Written request:
Copy exactly, leaving out every image, the lines from the one with "Convert this chart to matplotlib code." through the one with "n_bins = 137", inclusive.

The records:
=-=-=-=-=
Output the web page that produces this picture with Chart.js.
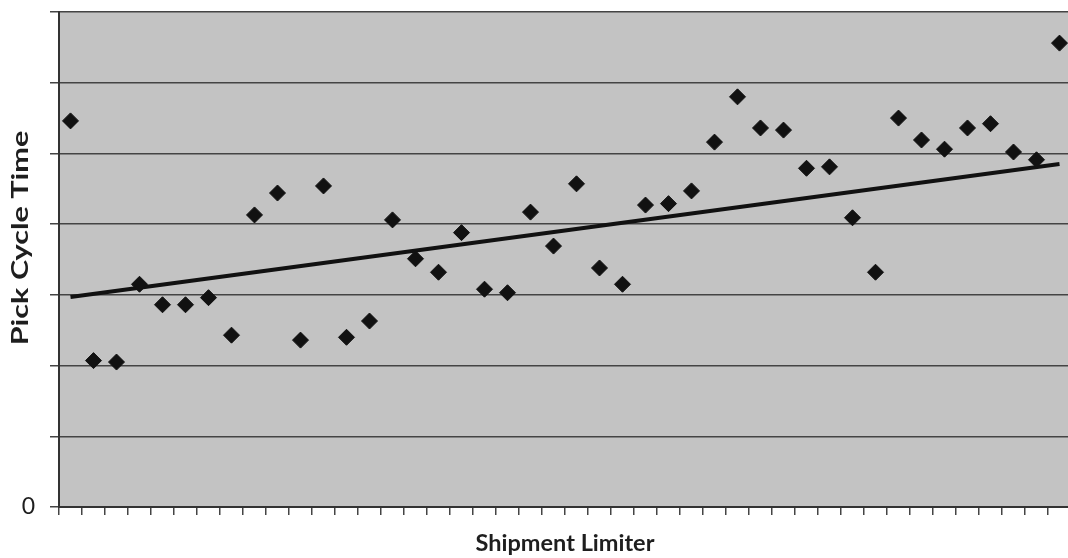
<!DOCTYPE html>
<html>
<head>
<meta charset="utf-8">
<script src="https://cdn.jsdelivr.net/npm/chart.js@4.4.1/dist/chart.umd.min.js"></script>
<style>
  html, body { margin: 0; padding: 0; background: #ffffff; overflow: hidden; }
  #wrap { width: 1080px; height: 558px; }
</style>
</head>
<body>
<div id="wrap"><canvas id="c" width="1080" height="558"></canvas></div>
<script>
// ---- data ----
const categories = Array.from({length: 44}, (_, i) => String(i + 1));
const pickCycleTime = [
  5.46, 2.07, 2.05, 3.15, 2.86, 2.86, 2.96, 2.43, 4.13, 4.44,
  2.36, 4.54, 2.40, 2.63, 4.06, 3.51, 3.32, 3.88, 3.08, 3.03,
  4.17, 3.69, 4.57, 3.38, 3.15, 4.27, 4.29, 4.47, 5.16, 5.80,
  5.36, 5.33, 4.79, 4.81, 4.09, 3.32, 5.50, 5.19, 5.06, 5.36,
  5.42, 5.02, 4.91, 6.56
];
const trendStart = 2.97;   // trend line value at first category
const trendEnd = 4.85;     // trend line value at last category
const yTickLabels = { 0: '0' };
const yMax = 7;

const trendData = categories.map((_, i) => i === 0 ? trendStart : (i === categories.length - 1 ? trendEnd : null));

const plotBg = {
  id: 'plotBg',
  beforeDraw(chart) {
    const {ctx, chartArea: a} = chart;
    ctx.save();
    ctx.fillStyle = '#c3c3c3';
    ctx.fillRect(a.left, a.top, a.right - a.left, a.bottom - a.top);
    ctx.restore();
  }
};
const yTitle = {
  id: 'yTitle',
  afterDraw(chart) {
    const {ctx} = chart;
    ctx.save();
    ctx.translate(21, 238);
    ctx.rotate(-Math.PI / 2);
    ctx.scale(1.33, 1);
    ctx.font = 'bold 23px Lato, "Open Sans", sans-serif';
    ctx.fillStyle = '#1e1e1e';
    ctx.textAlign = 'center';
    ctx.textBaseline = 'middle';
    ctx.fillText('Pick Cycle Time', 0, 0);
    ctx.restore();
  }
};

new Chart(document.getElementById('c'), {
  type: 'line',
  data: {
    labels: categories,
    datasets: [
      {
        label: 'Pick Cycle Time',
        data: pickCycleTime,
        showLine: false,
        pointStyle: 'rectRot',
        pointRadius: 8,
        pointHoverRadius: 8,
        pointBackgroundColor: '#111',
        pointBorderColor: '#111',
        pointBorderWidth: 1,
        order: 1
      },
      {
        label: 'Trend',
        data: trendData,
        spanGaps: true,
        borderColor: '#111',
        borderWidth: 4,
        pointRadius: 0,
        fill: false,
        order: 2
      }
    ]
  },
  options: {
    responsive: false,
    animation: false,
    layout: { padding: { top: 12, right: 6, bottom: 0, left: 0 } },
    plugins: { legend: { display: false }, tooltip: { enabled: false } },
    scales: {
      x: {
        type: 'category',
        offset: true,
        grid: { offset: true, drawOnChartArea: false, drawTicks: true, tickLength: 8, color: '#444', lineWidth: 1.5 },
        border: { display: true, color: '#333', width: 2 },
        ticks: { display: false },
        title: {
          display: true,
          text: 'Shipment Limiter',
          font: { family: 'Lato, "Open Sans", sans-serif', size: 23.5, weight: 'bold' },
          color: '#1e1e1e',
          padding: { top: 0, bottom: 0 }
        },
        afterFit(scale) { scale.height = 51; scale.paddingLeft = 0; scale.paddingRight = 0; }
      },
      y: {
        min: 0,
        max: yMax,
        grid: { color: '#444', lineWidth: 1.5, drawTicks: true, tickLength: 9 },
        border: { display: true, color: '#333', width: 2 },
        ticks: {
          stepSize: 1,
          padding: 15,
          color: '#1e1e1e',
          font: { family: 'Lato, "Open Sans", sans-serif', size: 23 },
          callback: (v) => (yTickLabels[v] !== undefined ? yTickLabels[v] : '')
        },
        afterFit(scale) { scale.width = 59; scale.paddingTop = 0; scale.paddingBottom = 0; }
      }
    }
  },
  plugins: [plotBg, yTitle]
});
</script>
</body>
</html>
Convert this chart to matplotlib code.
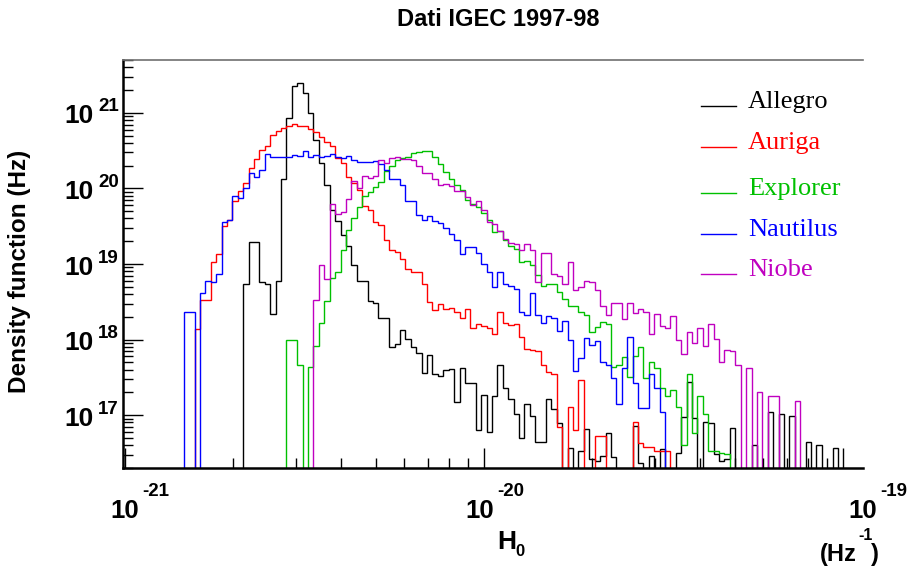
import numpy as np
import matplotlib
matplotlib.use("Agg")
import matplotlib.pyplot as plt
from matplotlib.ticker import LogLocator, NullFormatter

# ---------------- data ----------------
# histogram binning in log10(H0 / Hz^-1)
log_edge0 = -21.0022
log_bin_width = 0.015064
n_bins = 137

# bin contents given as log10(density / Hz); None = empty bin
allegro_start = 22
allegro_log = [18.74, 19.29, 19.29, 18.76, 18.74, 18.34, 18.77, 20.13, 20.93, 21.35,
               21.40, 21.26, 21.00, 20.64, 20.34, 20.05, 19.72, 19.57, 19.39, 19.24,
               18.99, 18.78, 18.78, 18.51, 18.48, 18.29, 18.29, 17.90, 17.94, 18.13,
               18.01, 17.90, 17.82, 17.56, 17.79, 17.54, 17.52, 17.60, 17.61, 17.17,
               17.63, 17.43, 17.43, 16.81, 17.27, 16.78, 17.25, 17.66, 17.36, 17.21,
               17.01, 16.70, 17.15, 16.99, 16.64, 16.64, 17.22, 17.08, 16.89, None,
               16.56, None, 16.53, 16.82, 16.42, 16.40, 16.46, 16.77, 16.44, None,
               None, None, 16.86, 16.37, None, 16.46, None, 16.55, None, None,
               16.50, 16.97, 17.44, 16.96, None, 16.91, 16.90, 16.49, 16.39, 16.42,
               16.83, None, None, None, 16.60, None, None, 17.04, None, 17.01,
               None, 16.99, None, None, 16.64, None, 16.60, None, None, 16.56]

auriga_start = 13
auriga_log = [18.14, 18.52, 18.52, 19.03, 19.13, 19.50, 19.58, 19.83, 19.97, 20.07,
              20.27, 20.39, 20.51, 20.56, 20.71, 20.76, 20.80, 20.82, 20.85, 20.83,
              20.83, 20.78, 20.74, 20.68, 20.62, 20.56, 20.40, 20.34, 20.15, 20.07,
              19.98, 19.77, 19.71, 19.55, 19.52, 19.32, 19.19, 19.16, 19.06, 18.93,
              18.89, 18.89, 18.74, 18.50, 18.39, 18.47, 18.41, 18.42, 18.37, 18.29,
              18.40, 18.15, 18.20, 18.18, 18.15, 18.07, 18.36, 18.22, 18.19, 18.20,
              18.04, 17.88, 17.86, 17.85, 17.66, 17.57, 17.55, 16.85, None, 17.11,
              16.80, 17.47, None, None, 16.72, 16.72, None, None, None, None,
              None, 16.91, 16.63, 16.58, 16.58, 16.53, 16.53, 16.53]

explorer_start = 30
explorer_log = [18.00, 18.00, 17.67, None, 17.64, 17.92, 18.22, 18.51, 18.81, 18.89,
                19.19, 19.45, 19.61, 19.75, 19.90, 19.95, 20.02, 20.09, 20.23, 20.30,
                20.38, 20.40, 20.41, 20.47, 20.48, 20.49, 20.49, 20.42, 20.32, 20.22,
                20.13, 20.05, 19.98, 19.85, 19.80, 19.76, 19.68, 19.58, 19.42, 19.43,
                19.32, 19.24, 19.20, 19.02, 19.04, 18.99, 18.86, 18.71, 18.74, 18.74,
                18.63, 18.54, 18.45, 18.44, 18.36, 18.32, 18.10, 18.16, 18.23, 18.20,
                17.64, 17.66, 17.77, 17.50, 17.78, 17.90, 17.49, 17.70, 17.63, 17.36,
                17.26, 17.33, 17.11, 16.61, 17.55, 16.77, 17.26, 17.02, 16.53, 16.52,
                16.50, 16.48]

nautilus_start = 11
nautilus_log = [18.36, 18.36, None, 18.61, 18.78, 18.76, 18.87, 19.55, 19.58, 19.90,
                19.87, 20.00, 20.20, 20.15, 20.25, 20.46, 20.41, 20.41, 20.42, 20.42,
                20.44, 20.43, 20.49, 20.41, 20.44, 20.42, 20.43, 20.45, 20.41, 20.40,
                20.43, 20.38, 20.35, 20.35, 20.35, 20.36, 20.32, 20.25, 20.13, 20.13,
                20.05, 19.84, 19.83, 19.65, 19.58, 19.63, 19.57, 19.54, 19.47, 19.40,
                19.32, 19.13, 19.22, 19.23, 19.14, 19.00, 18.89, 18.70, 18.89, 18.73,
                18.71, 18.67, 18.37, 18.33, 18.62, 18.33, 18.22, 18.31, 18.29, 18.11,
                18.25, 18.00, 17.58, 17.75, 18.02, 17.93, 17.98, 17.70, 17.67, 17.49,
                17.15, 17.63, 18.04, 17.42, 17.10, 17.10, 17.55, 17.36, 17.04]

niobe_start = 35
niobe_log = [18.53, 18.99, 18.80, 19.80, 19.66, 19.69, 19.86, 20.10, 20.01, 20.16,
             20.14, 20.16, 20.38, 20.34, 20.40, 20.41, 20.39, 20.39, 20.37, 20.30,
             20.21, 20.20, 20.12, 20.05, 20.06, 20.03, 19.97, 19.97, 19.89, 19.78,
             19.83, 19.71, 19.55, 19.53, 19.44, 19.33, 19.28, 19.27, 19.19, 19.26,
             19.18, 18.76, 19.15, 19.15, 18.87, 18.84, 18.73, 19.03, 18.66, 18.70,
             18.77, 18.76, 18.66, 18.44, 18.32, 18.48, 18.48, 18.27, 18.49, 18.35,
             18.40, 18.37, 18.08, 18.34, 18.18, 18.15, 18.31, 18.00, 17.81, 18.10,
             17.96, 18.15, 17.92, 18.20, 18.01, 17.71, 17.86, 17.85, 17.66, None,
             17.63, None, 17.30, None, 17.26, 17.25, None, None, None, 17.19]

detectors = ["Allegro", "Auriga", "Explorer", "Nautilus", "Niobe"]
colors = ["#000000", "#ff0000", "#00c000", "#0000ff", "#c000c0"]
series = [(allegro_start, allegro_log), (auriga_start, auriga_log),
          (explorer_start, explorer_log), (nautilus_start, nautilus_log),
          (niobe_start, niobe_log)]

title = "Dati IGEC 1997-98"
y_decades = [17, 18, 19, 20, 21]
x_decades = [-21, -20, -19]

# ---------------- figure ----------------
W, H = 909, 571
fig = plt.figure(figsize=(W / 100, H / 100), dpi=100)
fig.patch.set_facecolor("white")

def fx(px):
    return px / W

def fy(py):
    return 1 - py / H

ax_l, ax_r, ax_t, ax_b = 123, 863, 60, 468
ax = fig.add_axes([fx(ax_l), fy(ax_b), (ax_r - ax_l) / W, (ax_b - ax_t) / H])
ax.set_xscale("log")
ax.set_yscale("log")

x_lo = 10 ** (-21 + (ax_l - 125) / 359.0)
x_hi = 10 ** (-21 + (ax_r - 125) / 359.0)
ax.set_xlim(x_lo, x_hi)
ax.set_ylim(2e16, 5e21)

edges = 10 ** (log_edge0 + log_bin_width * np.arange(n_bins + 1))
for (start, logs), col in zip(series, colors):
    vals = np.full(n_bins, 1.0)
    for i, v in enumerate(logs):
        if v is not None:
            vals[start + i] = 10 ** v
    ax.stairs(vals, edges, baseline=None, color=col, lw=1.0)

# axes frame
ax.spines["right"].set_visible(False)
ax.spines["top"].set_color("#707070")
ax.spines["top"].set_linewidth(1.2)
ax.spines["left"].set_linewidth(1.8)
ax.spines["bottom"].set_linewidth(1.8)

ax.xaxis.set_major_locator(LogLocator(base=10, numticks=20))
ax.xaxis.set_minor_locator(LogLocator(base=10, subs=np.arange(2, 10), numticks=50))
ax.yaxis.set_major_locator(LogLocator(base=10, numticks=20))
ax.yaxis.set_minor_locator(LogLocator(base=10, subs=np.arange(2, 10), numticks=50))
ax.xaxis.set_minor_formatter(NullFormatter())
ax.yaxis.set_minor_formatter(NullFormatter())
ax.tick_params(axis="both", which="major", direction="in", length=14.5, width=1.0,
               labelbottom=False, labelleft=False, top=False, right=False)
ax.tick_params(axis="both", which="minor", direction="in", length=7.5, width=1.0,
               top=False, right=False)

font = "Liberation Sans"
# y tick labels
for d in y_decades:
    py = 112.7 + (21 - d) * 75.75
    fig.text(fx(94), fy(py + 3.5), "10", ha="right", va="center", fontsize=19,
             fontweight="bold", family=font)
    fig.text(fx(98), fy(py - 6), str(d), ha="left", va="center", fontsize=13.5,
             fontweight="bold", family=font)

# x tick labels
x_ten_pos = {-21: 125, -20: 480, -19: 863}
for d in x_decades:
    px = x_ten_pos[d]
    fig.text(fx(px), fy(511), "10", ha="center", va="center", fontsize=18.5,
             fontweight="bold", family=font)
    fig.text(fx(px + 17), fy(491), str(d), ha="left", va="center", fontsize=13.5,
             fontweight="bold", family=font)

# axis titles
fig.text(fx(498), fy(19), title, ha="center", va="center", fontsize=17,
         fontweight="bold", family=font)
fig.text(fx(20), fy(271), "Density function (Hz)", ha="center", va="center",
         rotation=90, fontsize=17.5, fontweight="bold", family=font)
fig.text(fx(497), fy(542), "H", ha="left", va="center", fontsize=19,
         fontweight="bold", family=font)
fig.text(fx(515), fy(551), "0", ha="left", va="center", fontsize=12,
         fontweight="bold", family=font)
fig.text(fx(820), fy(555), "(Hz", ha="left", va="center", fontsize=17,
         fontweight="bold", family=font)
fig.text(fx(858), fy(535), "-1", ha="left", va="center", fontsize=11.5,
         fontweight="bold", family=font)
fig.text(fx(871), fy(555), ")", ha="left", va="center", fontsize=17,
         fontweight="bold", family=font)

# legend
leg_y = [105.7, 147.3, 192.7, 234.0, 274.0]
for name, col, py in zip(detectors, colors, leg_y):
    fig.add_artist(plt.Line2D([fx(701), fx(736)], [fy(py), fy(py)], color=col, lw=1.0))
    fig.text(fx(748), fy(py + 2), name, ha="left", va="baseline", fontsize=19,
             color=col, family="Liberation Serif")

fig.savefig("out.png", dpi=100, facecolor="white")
=-=-=-=-=
Solution for this problem:
Convert this chart to matplotlib code.
import numpy as np
import matplotlib
matplotlib.use("Agg")
import matplotlib.pyplot as plt
from matplotlib.ticker import LogLocator, NullFormatter

# ---------------- data ----------------
# histogram binning in log10(H0 / Hz^-1)
log_edge0 = -21.0022
log_bin_width = 0.015064
n_bins = 137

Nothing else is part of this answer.